### Task statement:
Copy out the material below in full, but not its images.

# Start of Input

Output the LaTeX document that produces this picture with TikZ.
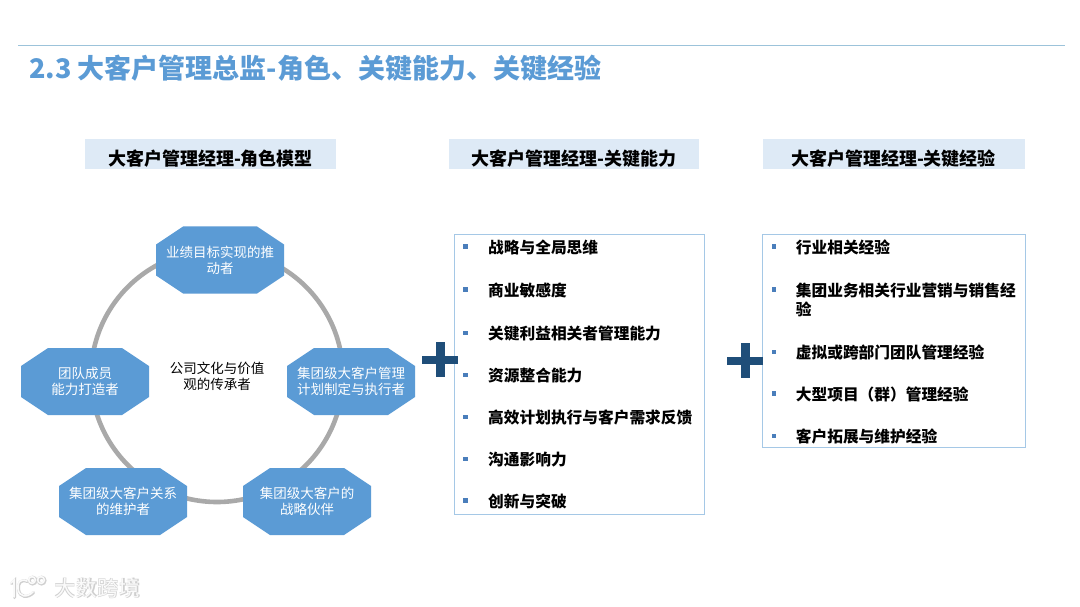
\documentclass[tikz,border=0pt]{standalone}
\usepackage{fontspec}
\setmainfont{Noto Sans CJK SC}
\usetikzlibrary{shapes.geometric}
\definecolor{octblue}{HTML}{5B9BD5}
\definecolor{rulec}{HTML}{9CC3DA}
\definecolor{headc}{HTML}{DEEAF6}
\definecolor{boxc}{HTML}{A5C8E6}
\definecolor{plusc}{HTML}{1F4E79}
\definecolor{bulc}{HTML}{4A7EBB}
\definecolor{ringc}{HTML}{A9A9A9}
\definecolor{wmc}{HTML}{FAFAFA}
\definecolor{wmo}{HTML}{CFCFCF}
\tikzset{
  x=1pt,y=-1pt,
  octtext/.style={text=white,font=\fontsize{13.5}{16}\selectfont,align=center},
  headbox/.style={fill=headc,draw=none,minimum height=30pt,inner sep=0pt,anchor=north west},
  headtext/.style={font=\fontsize{18}{20}\selectfont\bfseries,text=black,inner sep=0pt},
  listbox/.style={draw=boxc,line width=1pt,fill=white,inner sep=0pt,anchor=north west},
  itemtext/.style={font=\fontsize{15.7}{19}\selectfont\bfseries,text=black,anchor=west,inner sep=0pt,align=left},
  bul/.style={fill=bulc,draw=none,minimum size=4.6pt,inner sep=0pt},
}
\newcommand{\octagon}[3]{% name, cx, cy
  \fill[octblue] (#2-64,#3-15.5) -- (#2-37,#3-33.5) -- (#2+37,#3-33.5) -- (#2+64,#3-15.5)
    -- (#2+64,#3+15.5) -- (#2+37,#3+33.5) -- (#2-37,#3+33.5) -- (#2-64,#3+15.5) -- cycle;
  \coordinate (#1) at (#2,#3);
}
\newcommand{\plusmark}[2]{%
  \fill[plusc] (#1-4.5,#2-17.5) rectangle (#1+4.5,#2+17.5);
  \fill[plusc] (#1-18,#2-4) rectangle (#1+18,#2+4);
}
\newcommand{\wmlogo}[3]{% colour, width, offset
  \begin{scope}[shift={(#3,#3)}]
  \draw[#1,line width=#2,line cap=round] (11,583) -- (14,580) -- (14,597);
  \draw[#1,line width=#2,line cap=round] (27,581) .. controls (20,578) and (17,583) .. (18,589) .. controls (19,597) and (27,598) .. (33,592);
  \draw[#1,line width=#2] (32,580) circle (3.4);
  \draw[#1,line width=#2] (41,580) circle (3.4);
  \end{scope}
}
\begin{document}
\begin{tikzpicture}
\useasboundingbox (0,0) rectangle (1080,607);
\fill[white] (0,0) rectangle (1080,607);
% header
\draw[rulec,line width=1pt] (18,45.5) -- (1065,45.5);
\node[anchor=west,inner sep=0pt,text=octblue,font=\fontsize{27}{30}\selectfont\bfseries] (title) at (29,68.5) {2.3 大客户管理总监-角色、关键能力、关键经验};
% column heads
\node[headbox,minimum width=251pt] (h1) at (85,139) {};
\node[headbox,minimum width=250pt] (h2) at (449,139) {};
\node[headbox,minimum width=262pt] (h3) at (763,139) {};
\node[headtext] (ht1) at (210.5,159) {大客户管理经理-角色模型};
\node[headtext] (ht2) at (574,159) {大客户管理经理-关键能力};
\node[headtext] (ht3) at (893.5,159) {大客户管理经理-关键经验};
% ring
\draw[ringc,line width=4.6pt] (217,376) circle (126);
% octagons
\octagon{o1}{220}{260}
\octagon{o2}{351}{381.5}
\octagon{o3}{85}{381.5}
\octagon{o4}{123}{501.5}
\octagon{o5}{307}{501.5}
\node[octtext] (t1) at (o1) {业绩目标实现的推\\动者};
\node[octtext] (t2) at (o2) {集团级大客户管理\\计划制定与执行者};
\node[octtext] (t3) at (o3) {团队成员\\能力打造者};
\node[octtext] (t4) at (o4) {集团级大客户关系\\的维护者};
\node[octtext] (t5) at (o5) {集团级大客户的\\战略伙伴};
\node[font=\fontsize{13.5}{16}\selectfont,align=center,text=black,inner sep=0pt] (c) at (217,376) {公司文化与价值\\观的传承者};
% list boxes
\node[listbox,minimum width=250pt,minimum height=279pt] (b2) at (454,234.5) {};
\node[listbox,minimum width=263pt,minimum height=212.5pt] (b3) at (761.8,234.5) {};
% plus marks
\plusmark{440}{359.5}
\plusmark{745}{360.5}
% list 2
\foreach \yy/\lbl [count=\ii] in {247/战略与全局思维,290/商业敏感度,333.5/关键利益相关者管理能力,375.5/资源整合能力,417.5/高效计划执行与客户需求反馈,459.5/沟通影响力,501/创新与突破}{
  \node[bul] (ba\ii) at (465.7,\yy-0.5) {};
  \node[itemtext] (ia\ii) at (488,\yy) {\lbl};
}
% list 3
\foreach \yy/\lbl [count=\ii] in {247/行业相关经验,352.5/虚拟或跨部门团队管理经验,394/大型项目（群）管理经验,436.5/客户拓展与维护经验}{
  \node[bul] (bb\ii) at (774,\yy-0.5) {};
  \node[itemtext] (ib\ii) at (795.7,\yy) {\lbl};
}
\node[bul] (bb5) at (774,289.5) {};
\node[itemtext,anchor=west] (ib5) at (795.7,299.5) {集团业务相关行业营销与销售经\\验};
% watermark
\wmlogo{wmo}{3pt}{0.6}
\wmlogo{wmc}{1.6pt}{0}
\node[anchor=west,inner sep=0pt,text=wmo,font=\fontsize{21.5}{24}\selectfont\bfseries] (wmb) at (54.6,588.6) {大数跨境};
\node[anchor=west,inner sep=0pt,text=wmc,font=\fontsize{21.5}{24}\selectfont] (wm) at (54,588) {大数跨境};
\end{tikzpicture}
\end{document}
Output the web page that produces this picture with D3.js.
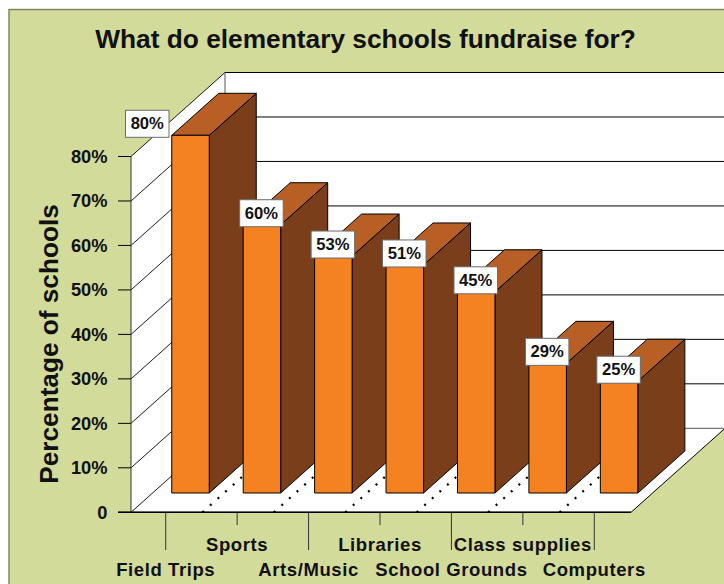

# End of Input

### Exercise response:
Output the LaTeX document that produces this picture with TikZ.
\documentclass[tikz,border=0pt]{standalone}
\usepackage{fontspec}
\setmainfont{Noto Sans CJK SC}
\usetikzlibrary{shapes.geometric}
\definecolor{octblue}{HTML}{5B9BD5}
\definecolor{rulec}{HTML}{9CC3DA}
\definecolor{headc}{HTML}{DEEAF6}
\definecolor{boxc}{HTML}{A5C8E6}
\definecolor{plusc}{HTML}{1F4E79}
\definecolor{bulc}{HTML}{4A7EBB}
\definecolor{ringc}{HTML}{A9A9A9}
\definecolor{wmc}{HTML}{FAFAFA}
\definecolor{wmo}{HTML}{CFCFCF}
\tikzset{
  x=1pt,y=-1pt,
  octtext/.style={text=white,font=\fontsize{13.5}{16}\selectfont,align=center},
  headbox/.style={fill=headc,draw=none,minimum height=30pt,inner sep=0pt,anchor=north west},
  headtext/.style={font=\fontsize{18}{20}\selectfont\bfseries,text=black,inner sep=0pt},
  listbox/.style={draw=boxc,line width=1pt,fill=white,inner sep=0pt,anchor=north west},
  itemtext/.style={font=\fontsize{15.7}{19}\selectfont\bfseries,text=black,anchor=west,inner sep=0pt,align=left},
  bul/.style={fill=bulc,draw=none,minimum size=4.6pt,inner sep=0pt},
}
\newcommand{\octagon}[3]{% name, cx, cy
  \fill[octblue] (#2-64,#3-15.5) -- (#2-37,#3-33.5) -- (#2+37,#3-33.5) -- (#2+64,#3-15.5)
    -- (#2+64,#3+15.5) -- (#2+37,#3+33.5) -- (#2-37,#3+33.5) -- (#2-64,#3+15.5) -- cycle;
  \coordinate (#1) at (#2,#3);
}
\newcommand{\plusmark}[2]{%
  \fill[plusc] (#1-4.5,#2-17.5) rectangle (#1+4.5,#2+17.5);
  \fill[plusc] (#1-18,#2-4) rectangle (#1+18,#2+4);
}
\newcommand{\wmlogo}[3]{% colour, width, offset
  \begin{scope}[shift={(#3,#3)}]
  \draw[#1,line width=#2,line cap=round] (11,583) -- (14,580) -- (14,597);
  \draw[#1,line width=#2,line cap=round] (27,581) .. controls (20,578) and (17,583) .. (18,589) .. controls (19,597) and (27,598) .. (33,592);
  \draw[#1,line width=#2] (32,580) circle (3.4);
  \draw[#1,line width=#2] (41,580) circle (3.4);
  \end{scope}
}
\begin{document}
\begin{tikzpicture}
\useasboundingbox (0,0) rectangle (1080,607);
\fill[white] (0,0) rectangle (1080,607);
% header
\draw[rulec,line width=1pt] (18,45.5) -- (1065,45.5);
\node[anchor=west,inner sep=0pt,text=octblue,font=\fontsize{27}{30}\selectfont\bfseries] (title) at (29,68.5) {2.3 大客户管理总监-角色、关键能力、关键经验};
% column heads
\node[headbox,minimum width=251pt] (h1) at (85,139) {};
\node[headbox,minimum width=250pt] (h2) at (449,139) {};
\node[headbox,minimum width=262pt] (h3) at (763,139) {};
\node[headtext] (ht1) at (210.5,159) {大客户管理经理-角色模型};
\node[headtext] (ht2) at (574,159) {大客户管理经理-关键能力};
\node[headtext] (ht3) at (893.5,159) {大客户管理经理-关键经验};
% ring
\draw[ringc,line width=4.6pt] (217,376) circle (126);
% octagons
\octagon{o1}{220}{260}
\octagon{o2}{351}{381.5}
\octagon{o3}{85}{381.5}
\octagon{o4}{123}{501.5}
\octagon{o5}{307}{501.5}
\node[octtext] (t1) at (o1) {业绩目标实现的推\\动者};
\node[octtext] (t2) at (o2) {集团级大客户管理\\计划制定与执行者};
\node[octtext] (t3) at (o3) {团队成员\\能力打造者};
\node[octtext] (t4) at (o4) {集团级大客户关系\\的维护者};
\node[octtext] (t5) at (o5) {集团级大客户的\\战略伙伴};
\node[font=\fontsize{13.5}{16}\selectfont,align=center,text=black,inner sep=0pt] (c) at (217,376) {公司文化与价值\\观的传承者};
% list boxes
\node[listbox,minimum width=250pt,minimum height=279pt] (b2) at (454,234.5) {};
\node[listbox,minimum width=263pt,minimum height=212.5pt] (b3) at (761.8,234.5) {};
% plus marks
\plusmark{440}{359.5}
\plusmark{745}{360.5}
% list 2
\foreach \yy/\lbl [count=\ii] in {247/战略与全局思维,290/商业敏感度,333.5/关键利益相关者管理能力,375.5/资源整合能力,417.5/高效计划执行与客户需求反馈,459.5/沟通影响力,501/创新与突破}{
  \node[bul] (ba\ii) at (465.7,\yy-0.5) {};
  \node[itemtext] (ia\ii) at (488,\yy) {\lbl};
}
% list 3
\foreach \yy/\lbl [count=\ii] in {247/行业相关经验,352.5/虚拟或跨部门团队管理经验,394/大型项目（群）管理经验,436.5/客户拓展与维护经验}{
  \node[bul] (bb\ii) at (774,\yy-0.5) {};
  \node[itemtext] (ib\ii) at (795.7,\yy) {\lbl};
}
\node[bul] (bb5) at (774,289.5) {};
\node[itemtext,anchor=west] (ib5) at (795.7,299.5) {集团业务相关行业营销与销售经\\验};
% watermark
\wmlogo{wmo}{3pt}{0.6}
\wmlogo{wmc}{1.6pt}{0}
\node[anchor=west,inner sep=0pt,text=wmo,font=\fontsize{21.5}{24}\selectfont\bfseries] (wmb) at (54.6,588.6) {大数跨境};
\node[anchor=west,inner sep=0pt,text=wmc,font=\fontsize{21.5}{24}\selectfont] (wm) at (54,588) {大数跨境};
\end{tikzpicture}
\end{document}
Output the web page that produces this picture with D3.js.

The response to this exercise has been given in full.